For a period of three weeks, the campus and Town of Davidson was plagued with cankerworms suspended from the trees by strands of nearly invisible web. As countless people learned, the tiny green worms are double trouble for pedestrians.
A silky strand to the face might trigger shock and disgust, and victims often don’t realize they’re carrying the little freeloaders until the worm crosses from clothing to exposed skin.
While most people tried to avoid the worms at all costs, Associate Professor of Biology and Environmental Studies Chris Paradise delighted in the opportunity to map out spatial distribution of worm populations and evaluate control methods through a partnership with the Town of Davidson’s Public Works Department, the college’s grounds crew and the Davidson Lands Conservancy.
The project focused on the most popular method for reducing worm numbers—tree banding.
Paradise launched the study after the Town of Davidson sent out a newsletter recommending that residents band their trees to resolve the cankerworm problem. That sounded extreme to Paradise, whose trust in natural control gives value to all creatures great and small, including inchworms.

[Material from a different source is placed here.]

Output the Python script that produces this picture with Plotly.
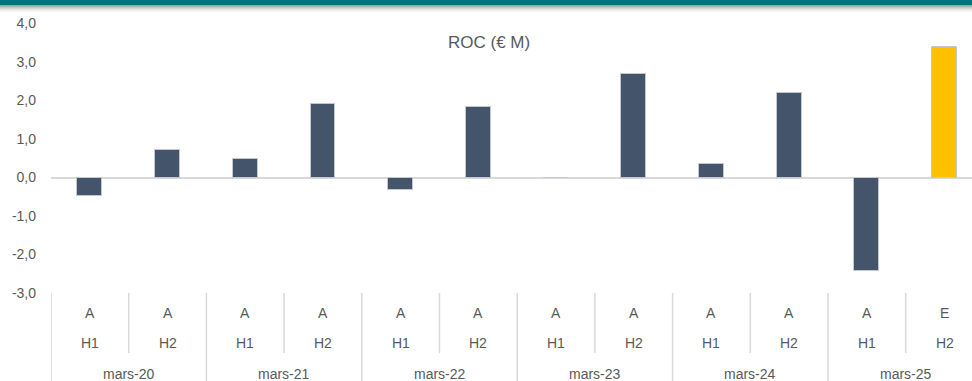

Subsequently, Paradise met with the town council and representatives of the Davidson Lands Conservancy to discuss whether banding was the appropriate response. “We don’t even know whether banding is effective,” Paradise explained. “I’ve found no conclusive literature to suggest that it is.”
Young cankerworm larvae begin their lives emerging from eggs in trees and feed voraciously on leaves as they grow. They may eventually eat entire leaves, leaving only the major leaf veins. Although low populations do not damage healthy trees, high populations can defoliate trees, causing them to expend considerable resources to refoliate.
Eventually the cankerworms spin down to the ground from the trees on a strand of silk and bury themselves in the ground to pupate.
In theory, adhering sticky bands around tree trunks will trap and kill the wingless female moths as they climb up the trees to lay eggs, thereby disrupting the life cycle of the insect.
Paradise and his team of student researchers began their investigation in the winter by identifying trees that had been banded by individuals or the town; others without bands were designated control trees. The research team collected worm density data by comparing the numbers of worms found under both banded and unbanded trees. Lightly infested trees might have about a dozen worms in a specific area, while heavily infested trees might have more than 100 on a six-foot branch.
Their preliminary counts suggested that there is no significant difference between banded and unbanded trees. “There are many other factors that play a role,” Paradise explained. “For example, trees in tree canopies tend to have more worms than isolated trees, and this may have a greater influence on worm population than banding.”
Paradise acknowledged that banding is less environmentally harmful than other forms of pest control (like spraying), but he doesn’t condone it. “I think we should just let nature run its course,” he said. “Many insect species have boom and bust periods depending on factors like food source availability or environmental change. If we banded trees and it worked, there’s a good chance we would affect the populations of beneficial insects or even small mammals that could get stuck in the bands.”